The bill, as reported by the Energy and Commerce Committee, requires
FERC to begin a rulemaking process to develop a short, simple
notification process for transactions between $1 million and $10
million. The bill also includes statutory direction to FERC to minimize
the notification burden on industry to the maximum extent possible.

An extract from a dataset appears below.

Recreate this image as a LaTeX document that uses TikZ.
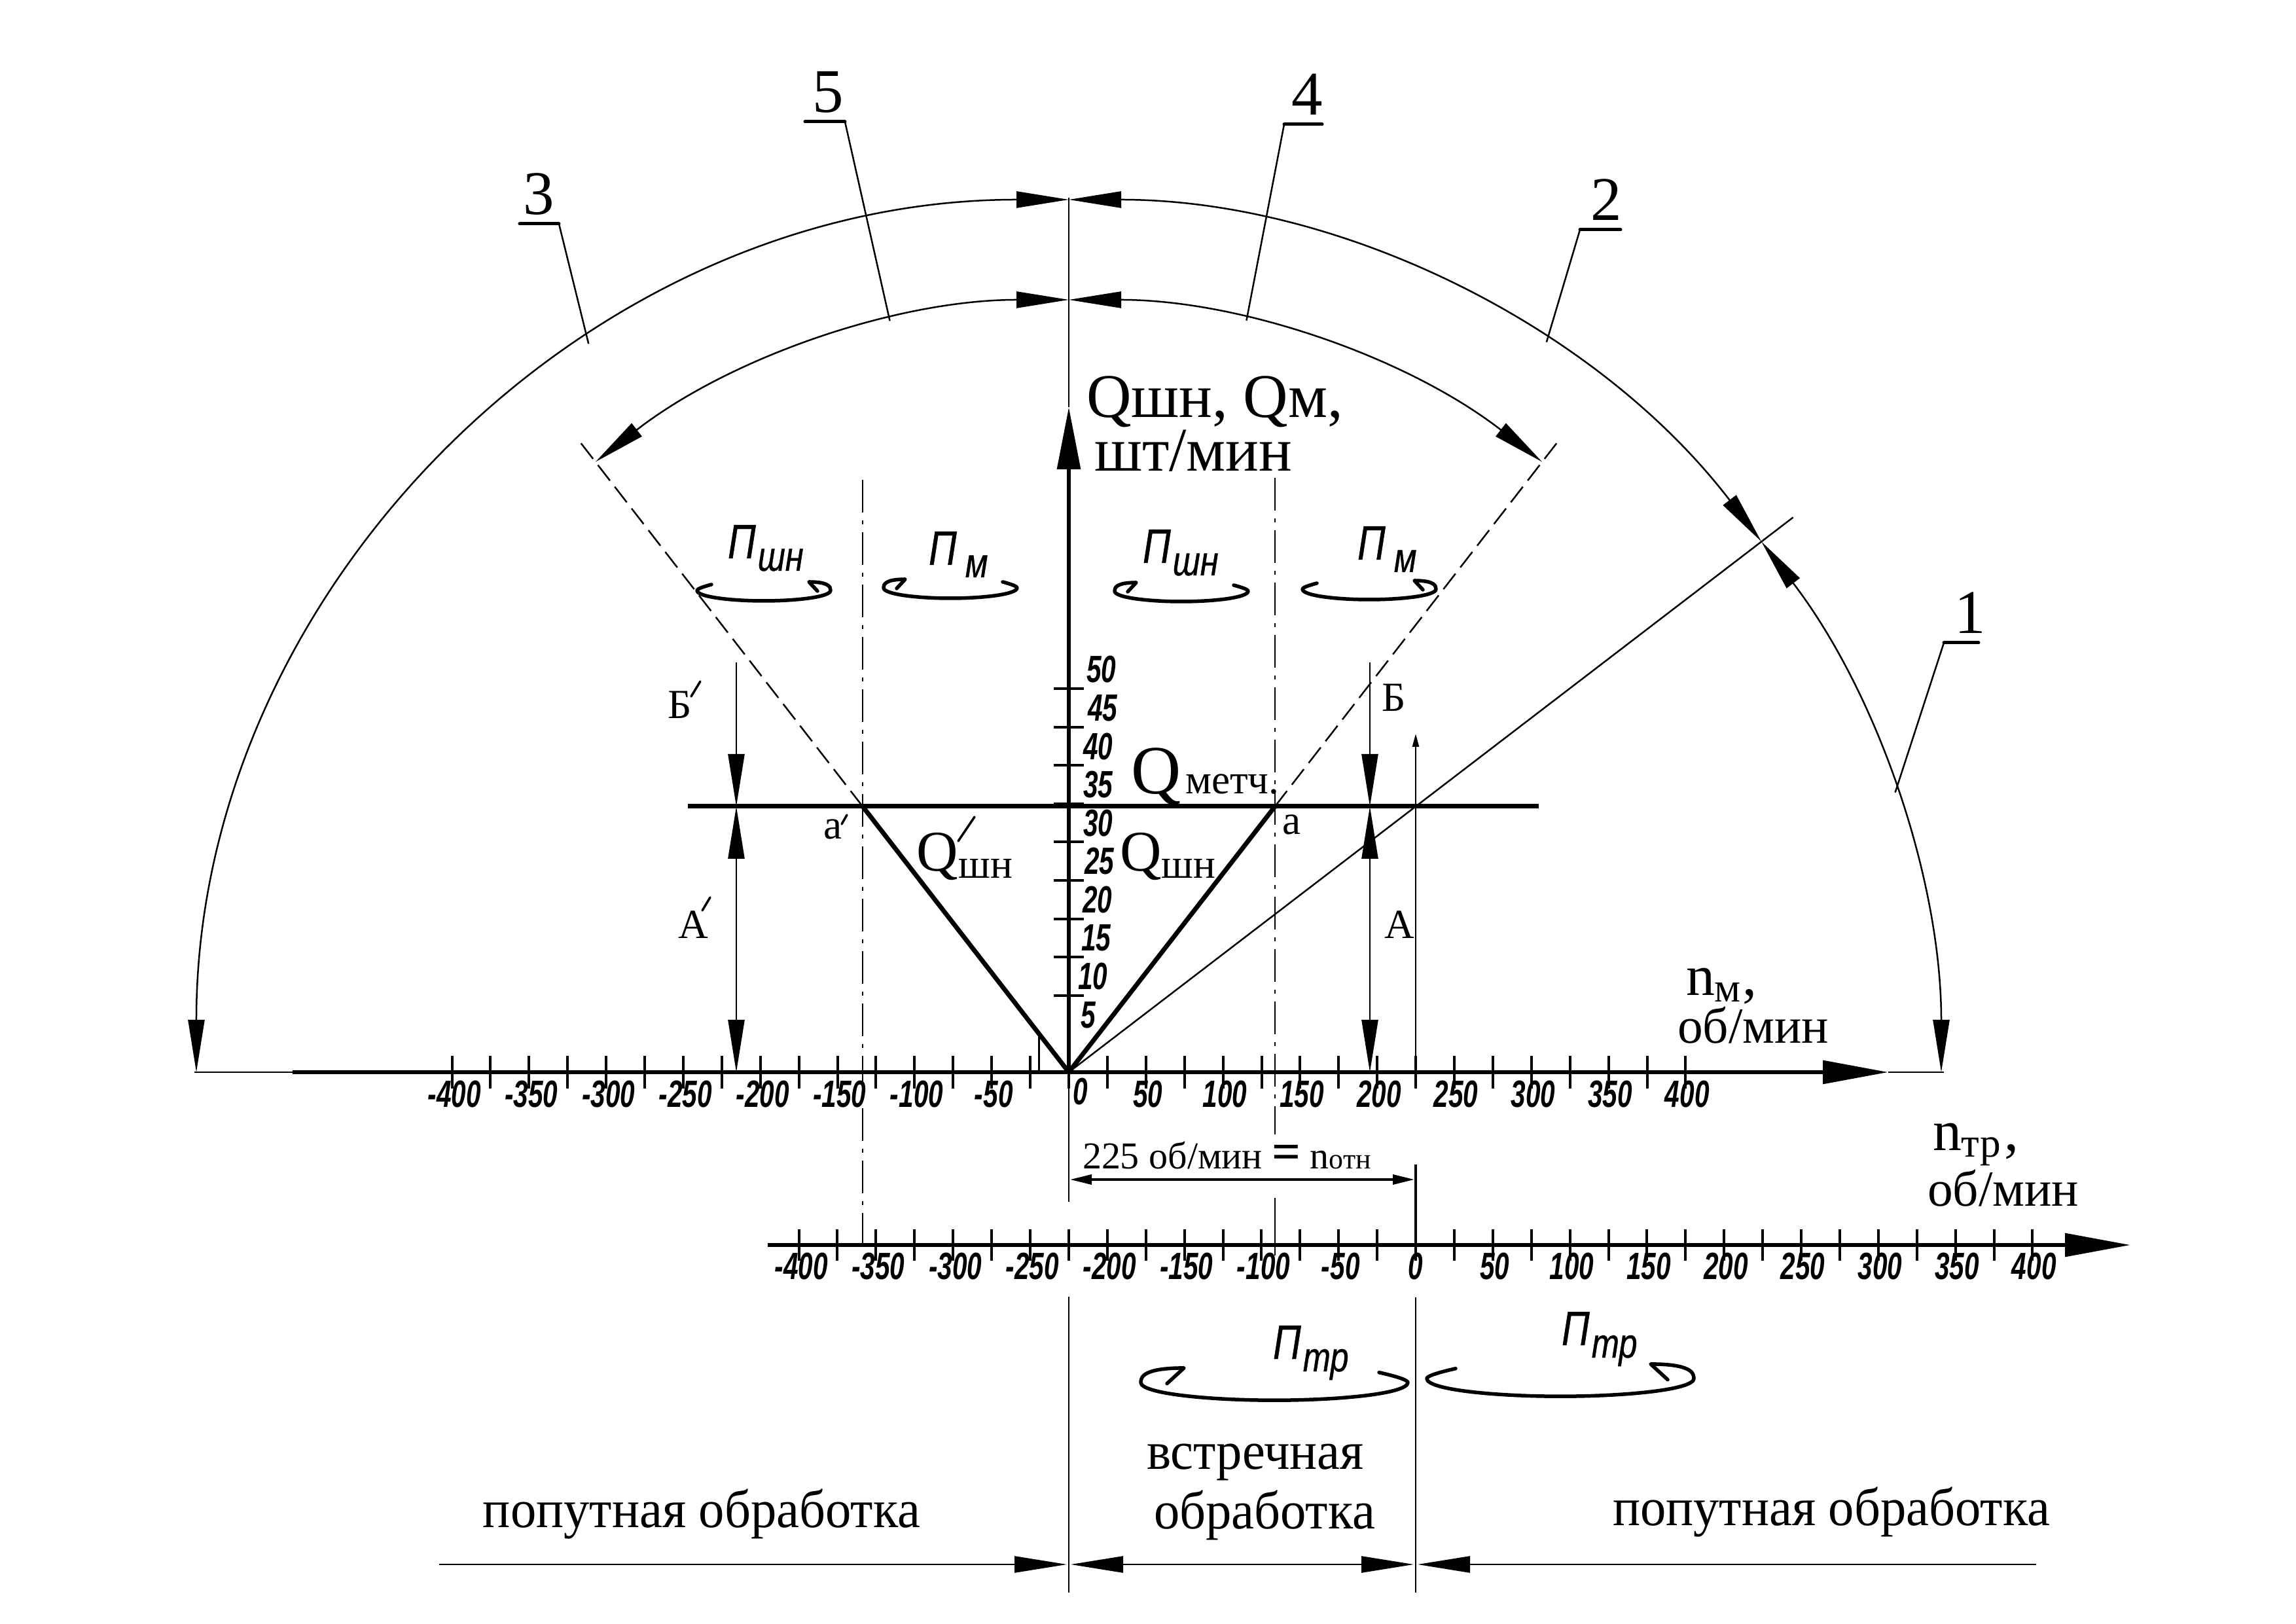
\documentclass[tikz,border=0pt]{standalone}
\usepackage{fontspec}
\setmainfont{Liberation Serif}
\newfontfamily\isofont[FakeStretch=.8,FakeBold=.6]{Liberation Sans}
\newfontfamily\tickfont[FakeStretch=.7]{Liberation Sans}
\newfontfamily\narrowfont[FakeStretch=.96]{Liberation Serif}
\usetikzlibrary{arrows.meta}
\newcommand{\fsbig}{\fontsize{27}{30}\selectfont}
\newcommand{\fsmid}{\fontsize{22}{26}\selectfont}
\newcommand{\fssub}{\fontsize{18}{20}\selectfont}
\newcommand{\turnlab}[1]{{\isofont\itshape\fontsize{21}{21}\selectfont П\raisebox{-.19cm}{\fontsize{18}{18}\selectfont\kern.03cm #1}}}
\newcommand{\qshn}{{\fontsize{25}{26}\selectfont Q\raisebox{-.11cm}{\fssub шн}}}
\tikzset{
  turn/.pic={
    \draw[line width=.055cm,line cap=round,line join=round]
      (-.80,.09) .. controls (-.95,.05) and (-1.02,.02) .. (-1.02,0)
      .. controls (-1.02,-.1) and (-.5,-.16) .. (0,-.16)
      .. controls (.5,-.16) and (1.02,-.1) .. (1.02,0)
      .. controls (1.02,.05) and (1.0,.13) .. (.69,.13) -- (.82,-.01);
  }
}
\begin{document}
\begin{tikzpicture}[
  >={Triangle[length=.8cm,width=.25cm]},
  thin line/.style={line width=.025cm},
  axis line/.style={line width=.06cm},
  tick line/.style={line width=.04cm},
  prime mark/.style={line width=.035cm,line cap=round},
  axis tip/.style={-{Triangle[length=1cm,width=.35cm]}},
  dash line/.style={thin line,dash pattern=on .3cm off .12cm},
  centre line/.style={thin line,dash pattern=on .5cm off .12cm on .06cm off .12cm},
  every node/.style={inner sep=0pt,outer sep=0pt},
  txt/.style={anchor=base west},
  ticklab/.style={font=\tickfont\bfseries\itshape\fontsize{16.5}{16.5}\selectfont}
]
\useasboundingbox (-16.33,-8.42) rectangle (18.75,16.38);

\coordinate (O) at (0,0);
\coordinate (T) at (5.30,-2.64);
\coordinate (a) at (3.15,4.06);
\coordinate (a1) at (-3.15,4.06);

% axes
\draw[axis line,axis tip] (-11.86,0) -- (12.52,0);
\draw[thin line] (-13.36,0) -- (-11.86,0);
\draw[thin line] (12.52,0) -- (13.37,0);
\draw[axis line,axis tip] (-4.60,-2.64) -- (16.22,-2.64);
\draw[axis line,-{Triangle[length=.95cm,width=.35cm]}] (O) -- (0,10.16) coordinate (Qtip);
\draw[thin line] (Qtip) -- (0,13.36);
\draw[thin line] (O) -- (0,-1.98);
\draw[thin line] (0,-3.43) -- (0,-7.95);
\draw[thin line] (5.30,-3.44) -- (5.30,-7.95);
\draw[thin line,-{Triangle[length=.2cm,width=.1cm]}] (5.30,0) -- (5.30,5.17);
\draw[line width=.04cm] (5.30,-1.41) -- (T);

% ticks
\foreach \k in {-16,...,16}{
  \draw[tick line] (\k*0.589,-.25) -- (\k*0.589,.25);
  \draw[tick line] (5.30+\k*0.589,-2.88) -- (5.30+\k*0.589,-2.40);
}
\foreach \n in {-400,-350,...,-50,50,100,...,400}{
  \node[ticklab] (xm\n) at ({\n*0.02355+.03},-.34) {\n};
  \node[ticklab] (xt\n) at ({5.30+\n*0.02355+.03},-2.97) {\n};
}
\node[ticklab] (xm0) at (.18,-.30) {0};
\node[ticklab] (xt0) at (5.30,-2.97) {0};
\foreach \k in {2,...,10}{
  \draw[tick line] (-.23,\k*.586) -- (.23,\k*.586);
}
\foreach \k/\v/\dx in {1/5/.30,2/10/.37,3/15/.42,4/20/.44,5/25/.47,6/30/.45,7/35/.45,8/40/.45,9/45/.52,10/50/.50}{
  \node[ticklab] (q\v) at (\dx,\k*.586+.29) {\v};
}
\draw[line width=.03cm] (-.46,0) -- (-.46,.57);

% work lines
\draw[axis line,line width=.07cm] (-5.82,4.06) -- (7.18,4.06);
\draw[axis line,line join=round,line width=.07cm] (a1) -- (O) -- (a);
\draw[thin line] (O) -- (37.45:13.94);
\draw[dash line] (a) -- (52.2:12.24);
\draw[dash line] (a1) -- (127.8:12.24);
\draw[centre line] (-3.15,9.05) -- (-3.15,-2.62);
\draw[centre line] (3.15,9.08) -- (3.15,-.95);
\draw[thin line] (3.15,-1.92) -- (3.15,-2.80);

% arcs
\draw[thin line,<->] (180:13.33) arc[start angle=180,end angle=90,radius=13.33];
\draw[thin line,<->] (90:13.33) arc[start angle=90,end angle=37.45,radius=13.33];
\draw[thin line,<->] (37.45:13.33) arc[start angle=37.45,end angle=0,radius=13.33];
\draw[thin line,<->] (127.8:11.80) arc[start angle=127.8,end angle=90,radius=11.80];
\draw[thin line,<->] (90:11.80) arc[start angle=90,end angle=52.2,radius=11.80];

% leaders
\foreach \lab/\cx/\ly/\ex/\nx/\ang/\rad in {1/13.37/6.56/13.90/13.77/18.7/13.33,2/7.81/12.87/8.43/8.21/56.8/13.33,3/-7.79/12.96/-8.39/-8.10/123.4/13.33,4/3.29/14.48/3.87/3.64/76.7/11.80,5/-3.42/14.52/-4.03/-3.68/103.4/11.80}{
  \draw[line width=.05cm,line cap=round] (\cx,\ly) -- (\ex,\ly);
  \draw[thin line] (\cx,\ly) -- (\ang:\rad);
  \node[anchor=base,font=\fsbig] (num\lab) at (\nx,\ly+.14) {\lab};
}

% dimension arrows
\draw[thin line,->] (-5.08,6.26) -- (-5.08,4.06);
\draw[thin line,<->] (-5.08,4.06) -- (-5.08,0);
\draw[thin line,->] (4.60,6.26) -- (4.60,4.06);
\draw[thin line,<->] (4.60,4.06) -- (4.60,0);
\draw[line width=.035cm,{Triangle[length=.33cm,width=.15cm]}-{Triangle[length=.33cm,width=.15cm]}] (.02,-1.64) -- (5.28,-1.64);
\draw[thin line,->] (-9.62,-7.52) -- (-.03,-7.52);
\draw[thin line,<->] (.03,-7.52) -- (5.27,-7.52);
\draw[thin line,<-] (5.33,-7.52) -- (14.78,-7.52);

% turning arrows
\pic (t1) at (-4.66,7.36) {turn};
\pic[xscale=-1] (t2) at (-1.81,7.40) {turn};
\pic[xscale=-1] (t3) at (1.72,7.35) {turn};
\pic (t4) at (4.59,7.38) {turn};
\pic[xscale=-2,yscale=1.7] (t5) at (3.14,-4.74) {turn};
\pic[xscale=2,yscale=1.7] (t6) at (7.51,-4.68) {turn};
\node[txt] (p1) at (-5.21,7.85) {\turnlab{шн}};
\node[txt] (p2) at (-2.14,7.75) {\turnlab{\kern.1cm м}};
\node[txt] (p3) at (1.13,7.78) {\turnlab{шн}};
\node[txt] (p4) at (4.41,7.83) {\turnlab{\kern.1cm м}};
\node[txt] (p5) at (3.12,-4.38) {\turnlab{тр}};
\node[txt] (p6) at (7.53,-4.17) {\turnlab{тр}};

% labels
\node[txt,font=\fsbig] (lq) at (.27,10.00) {Qшн, Qм,};
\node[txt,font=\fsbig] (lqu) at (.39,9.18) {шт/мин};
\node[txt] (lqm) at (.95,4.25) {\fontsize{30}{32}\selectfont Q\kern.07cm{\fssub метч.}};
\node[txt] (lqs1) at (-2.32,3.07) {\qshn};
\node[txt] (lqs) at (.78,3.07) {\qshn};
\node[txt,font=\fssub] (la1) at (-3.74,3.56) {а};
\node[txt,font=\fssub] (la) at (3.26,3.63) {а};
\node[txt,font=\fssub] (lb1) at (-6.12,5.40) {Б};
\node[txt,font=\fssub] (lb) at (4.78,5.51) {Б};
\node[txt,font=\fssub] (lc1) at (-5.96,2.04) {А};
\node[txt,font=\fssub] (lc) at (4.82,2.04) {А};
\foreach \xa/\ya/\xb/\yb in {-1.44/3.90/-1.69/3.53,-3.39/3.93/-3.47/3.79,-5.63/5.97/-5.77/5.74,-5.48/2.67/-5.60/2.47}{
  \draw[prime mark] (\xa,\ya) -- (\xb,\yb);
}
\node[txt] (lnm) at (9.43,1.17) {\fontsize{25}{28}\selectfont n\raisebox{-.1cm}{\fssub м}\kern.03cm,};
\node[txt,font=\fsmid] (lnmu) at (9.30,.44) {об/мин};
\node[txt] (lnt) at (13.20,-1.19) {\fontsize{25}{28}\selectfont n\raisebox{-.1cm}{\fssub тр}\kern.05cm,};
\node[txt,font=\fsmid] (lntu) at (13.12,-2.04) {об/мин};
\node[txt] (lrel) at (.21,-1.47) {\fontsize{16.5}{18}\selectfont 225 об/мин {\fontsize{22}{22}\selectfont\bfseries =} n{\fontsize{12.5}{14}\selectfont отн}};

\node[txt] (lv) at (1.19,-6.06) {\narrowfont\fontsize{23.3}{26}\selectfont встречная};
\node[txt] (lo) at (1.30,-6.97) {\narrowfont\fontsize{23.3}{26}\selectfont обработка};
\node[txt] (lp1) at (-8.95,-6.95) {\narrowfont\fontsize{23.3}{26}\selectfont попутная обработка};
\node[txt] (lp2) at (8.31,-6.92) {\narrowfont\fontsize{23.3}{26}\selectfont попутная обработка};
\end{tikzpicture}
\end{document}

What we envisioned is a standard form of a page or less, able to be
completed online, that simply informs FERC that a transaction is
occurring or has recently occurred, who is involved, what the
appropriate amount of that transaction is, and a brief description of
the transaction. The bill we are considering now also adds language
requested by industry, supported by both the chairman and ranking
member of the committee, which provides further certainty by setting a
reporting deadline of not later than 30 days from the consummation of a
reportable transaction.
I commend the gentleman from Illinois and the gentleman from Kansas,
along with Chairman Upton, Chairman Whitfield, and Ranking Member
Pallone, for coming together and addressing this issue. It is a
sensible piece of legislation that reduces the burden not only on
industry, Mr. Speaker, but also on the government, while ensuring the
public good is protected.
I urge passage of the legislation.
I yield back the balance of my time.
Mr. WHITFIELD. Mr. Speaker, as the gentleman from Massachusetts made
reference, this bill will reduce regulatory burdens, bring important
parity to the statute, while also protecting ratepayers by providing
important notice requirements. I would urge its passage.
I yield back the balance of my time.
The SPEAKER pro tempore. The question is on the motion offered by the
gentleman from Kentucky (Mr. Whitfield) that the House suspend the
rules and pass the bill, H.R. 4427, as amended.
The question was taken; and (two-thirds being in the affirmative) the
rules were suspended and the bill, as amended, was passed.
A motion to reconsider was laid on the table.